Ever wonder, when you can’t get your hands on the particular dried chile pepper a recipe demands, which other chiles you can substitute? Or perhaps you’re curious as to what exactly you’d miss out on by not using that particular pepper? Here, a cheat sheet from the folks at America’s Test Kitchen in their recently released The Complete Plant-Based Cookbook, which captures a handful of the flavors and uses for some of the most exquisitely dried peppers we experience in chile cookery. And yes, it includes those suggested substitutions that have you wondering. —LC Editors
Guajillos are mild to medium-hot with a fruity flavor and subtle natural smokiness. Substitute anchos or pasillas.
LC Note: The mild yet flavor intense chile is lovely in pork tamales.
Anchos are mild to medium-hot. These dried poblanos have deep, earthy flavors that evoke chocolate, coffee, raisins, and licorice. Substitute mulatos or pasillas.
LC Note: The rich earthiness lends itself to many sorts of recipes. Ancho short rib tacos. Ancho pork and potato tacos. Even ancho soup.
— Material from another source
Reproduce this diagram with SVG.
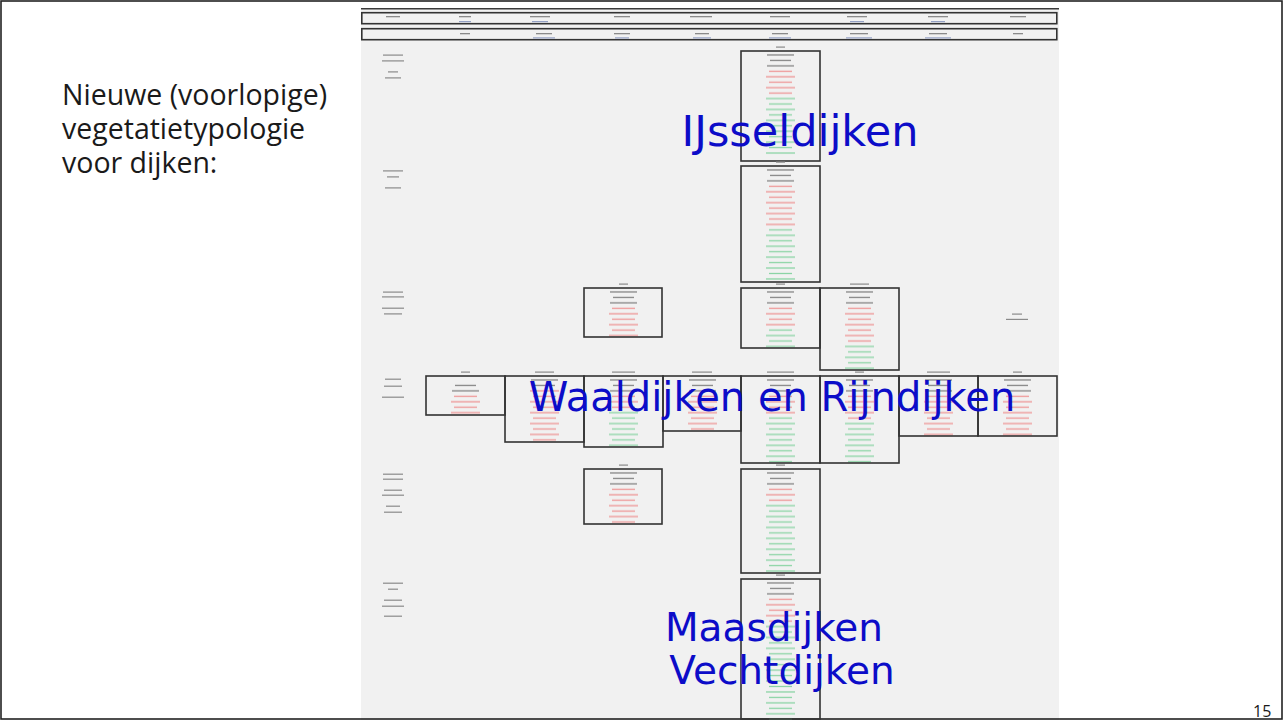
<svg xmlns="http://www.w3.org/2000/svg" width="1283" height="720" viewBox="0 0 1283 720">
<style>
.box{fill:none;stroke:#333;stroke-width:1.6}
.hdr{fill:none;stroke:#333;stroke-width:1.6}
.tk{fill:url(#pk)}
.tr{fill:url(#pr)}
.tg{fill:url(#pg)}
.lbl{fill:#8a8a8a}
.blu{fill:#93a0c4}
.title{font-family:"Open Sans","Liberation Sans",sans-serif;font-size:28.5px;fill:#1a1a1a}
.big{font-family:"DejaVu Sans","Liberation Sans",sans-serif;fill:#0c0cc8;text-anchor:middle}
</style>
<defs>
<pattern id="pk" width="79" height="10.9" patternUnits="userSpaceOnUse">
<rect x="26" y="3.3" width="27" height="1.3" fill="#858585"/>
<rect x="29" y="8.75" width="21" height="1.3" fill="#858585"/>
</pattern>
<pattern id="pr" width="79" height="10.9" patternUnits="userSpaceOnUse">
<rect x="25" y="3.3" width="29" height="1.3" fill="#ee9595"/>
<rect x="28" y="8.75" width="23" height="1.3" fill="#ee9595"/>
</pattern>
<pattern id="pg" width="79" height="10.9" patternUnits="userSpaceOnUse">
<rect x="25" y="3.3" width="29" height="1.3" fill="#8ad4a4"/>
<rect x="28" y="8.75" width="23" height="1.3" fill="#8ad4a4"/>
</pattern>
</defs>

<rect x="0" y="0" width="1283" height="720" fill="#ffffff"/>
<rect x="361" y="8" width="698" height="712" fill="#f1f1f1"/>
<line x1="361" y1="8.7" x2="1059" y2="8.7" stroke="#3a3a3a" stroke-width="1.5"/>
<rect x="1" y="1" width="1281" height="718" fill="none" stroke="#222" stroke-width="1.6"/>

<g id="slide-title">
<text class="title" x="62" y="105"><tspan x="62" y="105">Nieuwe (voorlopige)</tspan><tspan x="62" y="139">vegetatietypologie</tspan><tspan x="62" y="173">voor dijken:</tspan></text>
</g>
<text id="page-number" x="1253" y="717" font-family="Open Sans, Liberation Sans, sans-serif" font-size="16" fill="#1a1a1a">15</text>

<g id="header-row-1">
<rect class="hdr" x="361.8" y="12.7" width="695" height="11"/>
<rect class="lbl" x="386" y="16" width="14" height="1.3"/>
<rect class="lbl" x="459" y="16" width="12" height="1.3"/>
<rect class="lbl" x="530" y="16" width="20" height="1.3"/>
<rect class="lbl" x="614" y="16" width="16" height="1.3"/>
<rect class="lbl" x="690" y="16" width="22" height="1.3"/>
<rect class="lbl" x="770" y="16" width="20" height="1.3"/>
<rect class="lbl" x="847" y="16" width="20" height="1.3"/>
<rect class="lbl" x="928" y="16" width="20" height="1.3"/>
<rect class="lbl" x="1010" y="16" width="16" height="1.3"/>
<rect class="blu" x="459" y="21" width="12" height="1.2"/>
<rect class="blu" x="532" y="21" width="16" height="1.2"/>
<rect class="blu" x="850" y="21" width="14" height="1.2"/>
<rect class="blu" x="931" y="21" width="14" height="1.2"/>
</g>

<g id="header-row-2">
<rect class="hdr" x="361.8" y="28.7" width="695" height="11" stroke="#444" stroke-width="2"/>
<rect class="lbl" x="460" y="33" width="10" height="1.3"/>
<rect class="lbl" x="536" y="33" width="16" height="1.3"/>
<rect class="lbl" x="614" y="33" width="16" height="1.3"/>
<rect class="lbl" x="695" y="33" width="14" height="1.3"/>
<rect class="lbl" x="772" y="33" width="16" height="1.3"/>
<rect class="lbl" x="850" y="33" width="18" height="1.3"/>
<rect class="lbl" x="929" y="33" width="18" height="1.3"/>
<rect class="lbl" x="1013" y="33" width="10" height="1.3"/>
<rect class="blu" x="533" y="37.3" width="22" height="1.2"/>
<rect class="blu" x="615" y="37.3" width="14" height="1.2"/>
<rect class="blu" x="693" y="37.3" width="18" height="1.2"/>
<rect class="blu" x="769" y="37.3" width="22" height="1.2"/>
<rect class="blu" x="846" y="37.3" width="26" height="1.2"/>
<rect class="blu" x="925" y="37.3" width="26" height="1.2"/>
</g>

<g id="row-labels">
<rect class="lbl" x="383" y="54.5" width="20" height="1.2"/>
<rect class="lbl" x="382" y="60.3" width="22" height="1.2"/>
<rect class="lbl" x="388" y="71.3" width="10" height="1.2"/>
<rect class="lbl" x="385" y="77.3" width="16" height="1.2"/>
<rect class="lbl" x="383" y="170.3" width="20" height="1.2"/>
<rect class="lbl" x="387" y="176.3" width="12" height="1.2"/>
<rect class="lbl" x="385" y="187.3" width="16" height="1.2"/>
<rect class="lbl" x="383" y="291.5" width="20" height="1.2"/>
<rect class="lbl" x="382" y="296.3" width="22" height="1.2"/>
<rect class="lbl" x="382" y="307.6" width="22" height="1.2"/>
<rect class="lbl" x="384" y="313.3" width="18" height="1.2"/>
<rect class="lbl" x="385" y="378.6" width="16" height="1.2"/>
<rect class="lbl" x="384" y="385.6" width="18" height="1.2"/>
<rect class="lbl" x="382" y="396.6" width="22" height="1.2"/>
<rect class="lbl" x="383" y="473.6" width="20" height="1.2"/>
<rect class="lbl" x="383" y="478.6" width="20" height="1.2"/>
<rect class="lbl" x="384" y="489.6" width="18" height="1.2"/>
<rect class="lbl" x="382" y="494.6" width="22" height="1.2"/>
<rect class="lbl" x="386" y="505.6" width="14" height="1.2"/>
<rect class="lbl" x="384" y="511.6" width="18" height="1.2"/>
<rect class="lbl" x="383" y="582.6" width="20" height="1.2"/>
<rect class="lbl" x="388" y="588.6" width="10" height="1.2"/>
<rect class="lbl" x="384" y="599.6" width="18" height="1.2"/>
<rect class="lbl" x="382" y="605.6" width="22" height="1.2"/>
<rect class="lbl" x="384" y="615.6" width="18" height="1.2"/>
</g>

<g id="box-ijssel-1" transform="translate(741,51)">
<rect class="lbl" x="35" y="-4.5" width="9" height="1.2"/>
<rect class="tk" x="0" y="1.3" width="79" height="16.35"/>
<rect class="tr" x="0" y="17.65" width="79" height="27.25"/>
<rect class="tg" x="0" y="44.9" width="79" height="59.95"/>
<rect class="box" x="0" y="0" width="79" height="110"/>
</g>

<g id="box-ijssel-2" transform="translate(741,166)">
<rect class="lbl" x="35" y="-4.5" width="9" height="1.2"/>
<rect class="tk" x="0" y="1.3" width="79" height="16.35"/>
<rect class="tr" x="0" y="17.65" width="79" height="43.6"/>
<rect class="tg" x="0" y="61.25" width="79" height="54.5"/>
<rect class="box" x="0" y="0" width="79" height="116"/>
</g>

<g id="box-r3-c3" transform="translate(584,288)">
<rect class="lbl" x="35" y="-4.5" width="9" height="1.2"/>
<rect class="tk" x="0" y="1.3" width="79" height="16.35"/>
<rect class="tr" x="0" y="17.65" width="79" height="32.7"/>
<rect class="box" x="0" y="0" width="78" height="49"/>
</g>

<g id="box-r3-c5" transform="translate(741,288)">
<rect class="lbl" x="35" y="-4.5" width="9" height="1.2"/>
<rect class="tk" x="0" y="1.3" width="79" height="16.35"/>
<rect class="tr" x="0" y="17.65" width="79" height="21.8"/>
<rect class="tg" x="0" y="39.45" width="79" height="21.8"/>
<rect class="box" x="0" y="0" width="79" height="60"/>
</g>

<g id="box-r3-c6" transform="translate(820,288)">
<rect class="lbl" x="30" y="-4.5" width="19" height="1.2"/>
<rect class="tk" x="0" y="1.3" width="79" height="16.35"/>
<rect class="tr" x="0" y="17.65" width="79" height="38.15"/>
<rect class="tg" x="0" y="55.8" width="79" height="27.25"/>
<rect class="box" x="0" y="0" width="79" height="82"/>
</g>

<g id="note-r3-c8">
<rect class="lbl" x="1012" y="313.5" width="10" height="1.2"/>
<rect class="lbl" x="1006" y="318.8" width="22" height="1.2"/>
</g>

<g id="box-waal-c1" transform="translate(426,376)">
<rect class="lbl" x="35" y="-4.5" width="9" height="1.2"/>
<rect class="tk" x="0" y="6.75" width="79" height="10.9"/>
<rect class="tr" x="0" y="17.65" width="79" height="21.8"/>
<rect class="box" x="0" y="0" width="79" height="39"/>
</g>

<g id="box-waal-c2" transform="translate(505,376)">
<rect class="lbl" x="30" y="-4.5" width="19" height="1.2"/>
<rect class="tk" x="0" y="1.3" width="79" height="10.9"/>
<rect class="tr" x="0" y="12.2" width="79" height="54.5"/>
<rect class="box" x="0" y="0" width="79" height="66"/>
</g>

<g id="box-waal-c3" transform="translate(584,376)">
<rect class="lbl" x="28" y="-4.5" width="23" height="1.2"/>
<rect class="tk" x="0" y="1.3" width="79" height="16.35"/>
<rect class="tr" x="0" y="17.65" width="79" height="16.35"/>
<rect class="tg" x="0" y="34" width="79" height="38.15"/>
<rect class="box" x="0" y="0" width="79" height="71"/>
</g>

<g id="box-waal-c4" transform="translate(663,376)">
<rect class="lbl" x="29" y="-4.5" width="20" height="1.2"/>
<rect class="tk" x="0" y="1.3" width="78" height="16.35"/>
<rect class="tr" x="0" y="17.65" width="78" height="38.15"/>
<rect class="box" x="0" y="0" width="78" height="55"/>
</g>

<g id="box-waal-c5" transform="translate(741,376)">
<rect class="lbl" x="26" y="-4.5" width="27" height="1.2"/>
<rect class="tk" x="0" y="1.3" width="79" height="16.35"/>
<rect class="tr" x="0" y="17.65" width="79" height="21.8"/>
<rect class="tg" x="0" y="39.45" width="79" height="49.05"/>
<rect class="box" x="0" y="0" width="79" height="87"/>
</g>

<g id="box-waal-c6" transform="translate(820,376)">
<rect class="lbl" x="35" y="-4.5" width="9" height="1.2"/>
<rect class="tk" x="0" y="1.3" width="79" height="16.35"/>
<rect class="tr" x="0" y="17.65" width="79" height="27.25"/>
<rect class="tg" x="0" y="44.9" width="79" height="43.6"/>
<rect class="box" x="0" y="0" width="79" height="87"/>
</g>

<g id="box-waal-c7" transform="translate(899,376)">
<rect class="lbl" x="28" y="-4.5" width="23" height="1.2"/>
<rect class="tk" x="0" y="1.3" width="79" height="16.35"/>
<rect class="tr" x="0" y="17.65" width="79" height="43.6"/>
<rect class="box" x="0" y="0" width="79" height="60"/>
</g>

<g id="box-waal-c8" transform="translate(978,376)">
<rect class="lbl" x="35" y="-4.5" width="9" height="1.2"/>
<rect class="tk" x="0" y="1.3" width="79" height="16.35"/>
<rect class="tr" x="0" y="17.65" width="79" height="43.6"/>
<rect class="box" x="0" y="0" width="79" height="60"/>
</g>

<g id="box-r5-c3" transform="translate(584,469)">
<rect class="lbl" x="35" y="-4.5" width="9" height="1.2"/>
<rect class="tk" x="0" y="1.3" width="79" height="16.35"/>
<rect class="tr" x="0" y="17.65" width="79" height="38.15"/>
<rect class="box" x="0" y="0" width="78" height="55"/>
</g>

<g id="box-r5-c5" transform="translate(741,469)">
<rect class="lbl" x="35" y="-4.5" width="9" height="1.2"/>
<rect class="tk" x="0" y="1.3" width="79" height="16.35"/>
<rect class="tr" x="0" y="17.65" width="79" height="16.35"/>
<rect class="tg" x="0" y="34" width="79" height="70.85"/>
<rect class="box" x="0" y="0" width="79" height="104"/>
</g>

<g id="box-maas" transform="translate(741,579)">
<rect class="lbl" x="35" y="-4.5" width="9" height="1.2"/>
<rect class="tk" x="0" y="1.3" width="79" height="16.35"/>
<rect class="tr" x="0" y="17.65" width="79" height="27.25"/>
<rect class="tg" x="0" y="44.9" width="79" height="96"/>
<rect class="box" x="0" y="0" width="79" height="140"/>
</g>

<g id="region-labels">
<text class="big" x="800" y="146" style="font-size:43px">IJsseldijken</text>
<text class="big" x="772" y="411" style="font-size:40px">Waaldijken en Rijndijken</text>
<text class="big" x="774" y="641" style="font-size:39px">Maasdijken</text>
<text class="big" x="782" y="684" style="font-size:39px">Vechtdijken</text>
</g>
</svg>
Chipotles are medium-hot. These dried, smoked jalapeños have charred wood, tobacco, and barbecue flavors balanced by subtle sweetness. Substitute anchos. Chipotles are also available canned in tangy red adobo sauce.
LC Note: We have a chipotle maple barbecue sauce that perfectly illustrates that balance of heat and subtle sweet mentioned above. And you can also easily find dried chipotle chile powder which is magnificent in spice rubbed-chops and chicken and steak, oh my. We even show you how to make your own chipotle en adobo.
New Mexican chiles
New Mexican chiles are medium-hot, with a sweet, earthy flavor reminiscent of roasted red peppers, tomatoes, and cherries. Substitute guajillos or cascabels.
Calabrian peperoncini are hot, tiny, and a bit smoky, with a mildly fruity flavor. They are available as flakes and whole. Arbol chiles are a better substitute than regular crushed red pepper flakes.